A Stop parla Salvatore Borsellino, il fratello del giudice-eroe

Credo che finalmente, a vent’anni di distanza, quella verità che io continuo a gridare da almeno cinque anni, cioè che mio fratello sia stato ucciso perché si era messo di traverso rispetto a una scellerata trattativa tra Stato e mafia, tra Stato e antiStato, cominci a farsi strada». Salvatore Borsellino commenta così, a Stop, l’ultimo colpo di scena nelle indagini sulla morte del fratello Paolo. «Comincia a emergere anche il colossale depistaggio che, come per altre stragi di Stato nel nostro disgraziato Paese, è stato messo in atto».

Com’è possibile che tanti abbiano ricordato solo adesso, dopo vent’anni?
«Credo che dopo le fondamentali rivelazioni di Spatuzza e le seppur controverse e frammentarie dichiarazioni di Massimo Ciancimino e l’impulso che è stato dato di conseguenza alle inchieste sulla strage e in particolare sulla trattativa, i tanti personaggi delle istituzioni che finora avevano partecipato a questa congiura del silenzio durata vent’anni abbiano pensato che era più conveniente per loro cominciare ad ammettere qualcosa piuttosto che doverlo fare davanti ai magistrati».

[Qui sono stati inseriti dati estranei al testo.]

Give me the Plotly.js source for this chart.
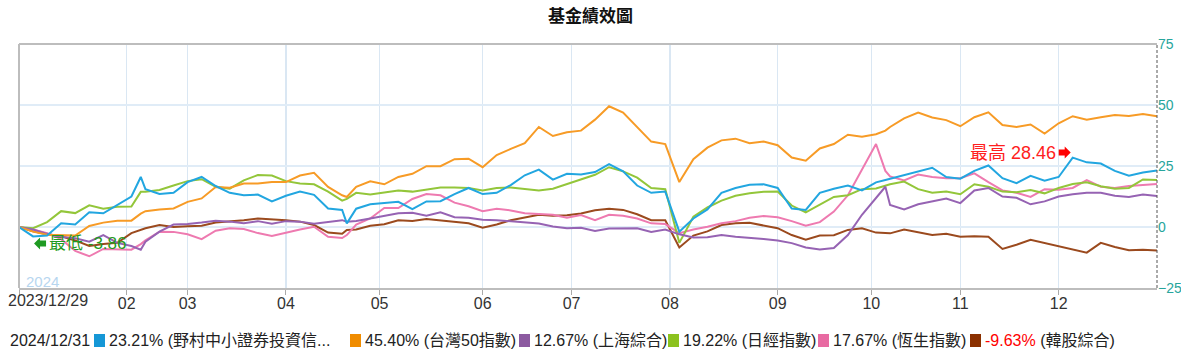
<!DOCTYPE html>
<html><head><meta charset="utf-8">
<script src="https://cdn.plot.ly/plotly-3.0.1.min.js"></script>
<style>html,body{margin:0;padding:0;background:#fff}</style>
</head><body><div id="chart" style="width:1181px;height:352px"></div>
<script>
// trading-day index of each sample (0 = 2023/12/29, 243 = 2024/12/31)
const sampleDay = [0,3,6,9,12,15,18,21,24,26,27,30,33,36,39,42,45,48,51,54,57,60,63,66,69,70,72,75,78,81,84,87,90,93,96,99,102,105,108,111,114,117,120,123,126,129,132,135,138,141,144,147,150,153,156,159,162,165,168,171,174,177,180,183,185,186,189,192,195,198,201,204,207,210,213,216,219,222,225,228,231,234,237,240,243];
const monthTickDay = [0,23,36,57,77,99,118,139,162,182,201,222];
const monthTickText = ['','02','03','04','05','06','07','08','09','10','11','12'];
const startLabel = '2023/12/29';
const endLabel = '2024/12/31';
const yTickVals = [-25,0,25,50,75];
const seriesNames = ['野村中小證券投資信託基金','台灣50指數','上海綜合','日經指數','恆生指數','韓股綜合'];
const legendLabels = ['(野村中小證券投資信...','(台灣50指數)','(上海綜合)','(日經指數)','(恆生指數)','(韓股綜合)'];

const fundValues = [0,-3.86,-3.5,1.5,1.0,6.0,5.6,8.9,12.5,20.5,15.5,13.5,14,18.4,20.5,16.8,14,13,13.3,10.5,12.8,14.5,13.2,7.6,7,1.5,7.5,9.3,9.8,10.3,7.3,10.5,10.6,13.5,16,13.5,14,17.2,21.2,23.5,19.4,21.8,21.5,22.5,25.8,22.8,17,14,14.5,-1.9,3.5,7.2,14,16,17.3,17.5,16,7.6,7,14,15.7,17,15,18.3,19.3,19.8,21,22.5,24.3,20.5,19.8,23,25.2,20,18,21,19,20.5,28.46,26.5,26,23,21,22.3,23.21];
const tw50Values = [0,-1.9,-3.2,-3.2,-3.5,0.4,1.8,2.6,2.6,5.5,6.5,7.2,7.6,10.3,11.7,16.4,16.1,17.8,17.8,18.4,18.4,21.1,22.2,16.4,13,12.3,16.5,18.7,17.5,20.5,21.8,24.9,24.9,27.8,28,24.5,29.5,32,34.4,41,37.3,38.8,39.5,44,49.5,46.9,41,35,34,18.4,27.8,32.5,35.5,36.2,34.3,35,33.5,28.5,27.2,32.2,34,37.8,37,38,39.5,41,44.5,46.9,44.9,43.8,41.3,45,47,41.8,41,42,38.3,42.5,45.4,44,45,45.9,45.5,46.3,45.4];
const shanghaiValues = [0,-1,-2.8,-4,-4.6,-6,-3.3,-6.5,-7.8,-9.3,-6,-1.9,1,1.2,1.8,2.6,2.2,1.5,2.4,1.3,2.4,2.2,1.3,2,2.8,2.2,2.5,3.5,4.5,5.6,5.8,4.6,6,4,3.8,3,2.8,2.3,1.8,1.4,0.2,-0.5,-0.3,-1.6,-0.6,-0.4,-0.5,-2,-1,-3,-4.3,-4.2,-3.3,-4,-4.3,-4.9,-5.5,-6.6,-8.4,-9.2,-8.6,-3.3,5,12,16.5,9,7.2,9.3,10.5,11.7,9.8,15,16,12.5,12,9.3,10.5,12.5,13.4,14,14,12.8,12.3,13.3,12.67];
const nikkeiValues = [0,-0.5,2,6.5,5.7,8.9,7.5,8.3,8.4,14.4,14.4,15.2,17,18.8,19.6,16.5,15.7,19.1,21.3,21.1,18.8,17.8,17.5,14.5,10.8,11.5,14,13.3,14.1,15,14.5,15.4,16.2,16.2,16,15,16,16.2,15.5,15,15.7,17.5,19.5,21.4,24.5,22.8,20.2,16,15.5,-6.5,4.2,8,10.8,12.8,13.8,14.4,14.5,8.8,6,9,12.3,13,15.5,15.8,17,17.5,18.6,15.5,14,14.5,13.4,17.5,16.5,14.5,14.2,15.2,13.8,16,17.6,18.3,16.7,15.7,16,19.5,19.22];
const hangSengValues = [0,-1,-2.5,-5,-9.8,-12,-9,-9.3,-9.3,-7,-5.5,-1.9,-2,-3,-5,-1.5,-0.5,-0.8,-2.5,-3.7,-2.2,-1,0.1,-4,-4.5,-3.3,1,3.5,7.8,7.8,11.5,13.5,13,10,8.5,6.5,7.5,6.8,5.6,5.4,5,3.8,4.9,2.8,5,4.6,3.5,1.5,1.2,-2.5,-1,0.1,1.5,2.4,3.8,4.5,4,2.4,0.5,2,6.3,13,23.6,34,23,20.7,19.1,21.5,20.5,20,20,22,18.4,15,14,12.3,15.5,15.3,16,19.2,16.5,16,16.8,17.2,17.67];
const kospiValues = [0,-1.8,-3,-3.8,-5.5,-7.8,-7,-6.5,-2.5,-1,-0.5,0.8,0,0.3,0.5,1.8,2.2,2.8,3.5,3.2,2.8,2.2,0.8,-2.3,-2.8,-1.2,-1,0.5,1.1,2.8,2.5,3.3,2.6,2.2,1.5,-0.3,1,2.8,3.8,5,4.6,4.8,5.5,6.9,7.5,7,5.2,2.8,2.8,-8.4,-3.5,-1.8,0.8,1.5,1.7,0.5,-0.5,-3.3,-5.2,-3.5,-3.4,-1.2,-0.5,-2.3,-2.4,-2.6,-1,-2.3,-3.3,-2.8,-4,-3.8,-4,-9,-7.3,-5.2,-6.5,-8,-9,-10.5,-6.5,-8.2,-9.5,-9.3,-9.63];

const allSeries = [fundValues, tw50Values, shanghaiValues, nikkeiValues, hangSengValues, kospiValues];
const lineColors = ['#22a6e0','#f79b26','#9663b3','#93c63a','#ee7ab0','#9b4a1e'];
const squareColors = ['#1597d6','#f08c00','#8c5aa0','#8cc21e','#e86aa2','#8b3000'];

// pixel geometry of the plot frame
const W = 1181, H = 352, L = 19, R = 1157, T = 44, B = 288;
const px2x = p => (p - L) / (R - L);
const py2y = p => (B - p) / (B - T);

const traces = [];
for (let i = allSeries.length - 1; i >= 0; i--) {
  traces.push({
    type: 'scatter', mode: 'lines', x: sampleDay, y: allSeries[i],
    name: seriesNames[i], line: {color: lineColors[i], width: 2}, hoverinfo: 'skip'
  });
}

// min / max of the fund
let minI = 0, maxI = 0;
fundValues.forEach((v, i) => { if (v < fundValues[minI]) minI = i; if (v > fundValues[maxI]) maxI = i; });

const font = "'Liberation Sans', Arial, 'Noto Sans CJK TC', sans-serif";
const annotations = [
  {xref:'paper', yref:'paper', x:0, y:0, xanchor:'left', yanchor:'top', xshift:-13, yshift:-2,
   text:startLabel, showarrow:false, font:{size:16, color:'#333', family:font}},
  {xref:'paper', yref:'paper', x:0, y:0, xanchor:'left', yanchor:'bottom', xshift:5, yshift:-4,
   text:'2024', showarrow:false, font:{size:15, color:'#b7d6ef', family:font}},
  {x:sampleDay[minI], y:fundValues[minI], xanchor:'left', yanchor:'middle', xshift:14, yshift:-7,
   text:'最低 ' + fundValues[minI].toFixed(2), showarrow:false, font:{size:17, color:'#1f9a22', family:font}},
  {x:sampleDay[maxI], y:fundValues[maxI], xanchor:'right', yanchor:'middle', xshift:-15, yshift:5,
   text:'最高 ' + fundValues[maxI].toFixed(2), showarrow:false, font:{size:18, color:'#ff2020', family:font}},
  {xref:'paper', yref:'paper', x:px2x(8), y:py2y(340), xanchor:'left', yanchor:'middle',
   text:endLabel, showarrow:false, font:{size:16, color:'#222', family:font}}
];
const shapes = [
  {type:'line', xref:'paper', yref:'paper', x0:0, x1:0, y0:0, y1:1, line:{color:'#bdbdbd', width:2}},
  {type:'line', xref:'paper', yref:'paper', x0:0, x1:1, y0:1, y1:1, line:{color:'#bdbdbd', width:2}},
  {type:'line', xref:'paper', yref:'paper', x0:1, x1:1, y0:0, y1:1, line:{color:'#555', width:1, dash:'3px,2px'}},
  // arrow markers for min / max
  {type:'path', xref:'x', yref:'y', xsizemode:'pixel', ysizemode:'pixel',
   xanchor:sampleDay[minI], yanchor:fundValues[minI],
   path:'M1,-7 L7,-1 L7,-4 L13,-4 L13,-10 L7,-10 L7,-13 Z', fillcolor:'#1f9a22', line:{width:0}},
  {type:'path', xref:'x', yref:'y', xsizemode:'pixel', ysizemode:'pixel',
   xanchor:sampleDay[maxI], yanchor:fundValues[maxI],
   path:'M-2,5 L-8,11 L-8,8 L-14,8 L-14,2 L-8,2 L-8,-1 Z', fillcolor:'#ff0000', line:{width:0}}
];

const legendSquareLeft = [94, 350, 519, 668, 818, 970];
allSeries.forEach((s, i) => {
  const v = s[s.length - 1];
  const vs = v.toFixed(2) + '%';
  const valText = v < 0 ? '<span style="color:#ff0000">' + vs + '</span>' : vs;
  const left = legendSquareLeft[i];
  shapes.push({type:'rect', xref:'paper', yref:'paper', x0:px2x(left), x1:px2x(left + 11),
    y0:py2y(347), y1:py2y(334), fillcolor:squareColors[i], line:{width:0}});
  annotations.push({xref:'paper', yref:'paper', x:px2x(left + 13), y:py2y(340), xanchor:'left', yanchor:'middle',
    text: valText + ' ' + legendLabels[i], showarrow:false, font:{size:16, color:'#222', family:font}});
});

const layout = {
  width: W, height: H,
  margin: {l: L, r: W - R, t: T, b: H - B, pad: 0},
  paper_bgcolor: '#fff', plot_bgcolor: '#fff',
  showlegend: false,
  title: {text: '<b>基金績效圖</b>', x: 0.5, xref: 'container', xanchor: 'center',
          y: 1 - 16/352, yref: 'container', yanchor: 'middle',
          font: {size: 17, color: '#111', family: "'Noto Sans CJK TC', sans-serif"}},
  xaxis: {type: 'linear', range: [0, 243], tickvals: monthTickDay, ticktext: monthTickText,
          ticks: 'outside', ticklen: 5, tickcolor: '#aaa', tickwidth: 1, ticklabelstandoff: -5,
          showgrid: true, gridcolor: '#dae7f3', gridwidth: 1.5, zeroline: false,
          showline: true, linecolor: '#bdbdbd', linewidth: 2,
          tickfont: {size: 16, color: '#333', family: font}, automargin: false, fixedrange: true},
  yaxis: {range: [-25, 75], side: 'right', tickvals: yTickVals, ticks: '',
          showgrid: true, gridcolor: '#e0ecf7', gridwidth: 2, zeroline: false, showline: false,
          tickfont: {size: 14, color: '#27a59c', family: font}, automargin: false, fixedrange: true},
  annotations: annotations,
  shapes: shapes
};

Plotly.newPlot('chart', traces, layout, {displayModeBar: false, staticPlot: true});
</script>
</body></html>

Che idea si è fatto della gestione del falso pentito Scarantino?
«Quello che soprattutto mi chiedo è chi abbia messo in bocca a Scarantino delle false confessioni che però corrispondevano a cose vere seppure compiute
da altri. Chi l’ha fatto doveva essere qualcuno che ben conosceva i particolari della strage e per conoscerli doveva avere partecipato alla sua organizzazione. Mi chiedo poi fino a quale grado fosse complice di questa macchinazione chi ha valicato durante tre gradi di giudizio le sue dichiarazioni che da parte di tanti, anche da magistrati, erano viste come palesemente false».

Lei pensa che l’agenda rossa esista ancora o che sia stata distrutta?
«Penso che non solo esista ancora, ma che chi la detiene regga la rete di ricatti incrociati che ha segnato il cammino di questa disgraziata Seconda Repubblica. Rappresenta un elemento di ricatto troppo importante per essere distrutto. Per chi la detiene è insieme uno strumento di potere e un’assicurazione sulla vita».

Da quando lei ha chiesto giustizia per suo fratello, l’ha seguita un intero popolo, il “popolo delle agende rosse”. Si aspettava di trovare così tanti giovani al suo fianco nella battaglia per la ricerca della verità?
«Ho intuito presto che più che dagli adulti proprio dai giovani venisse quest’esigenza di verità e di giustizia. In loro ho trovato, da un lato, la stessa rabbia che dà a me la forza di continuare a combattere e, dall’altro, la voglia di sapere. Fondamentale è poi per questi giovani un vero sentimento di amore per Paolo e per quello che rappresenta».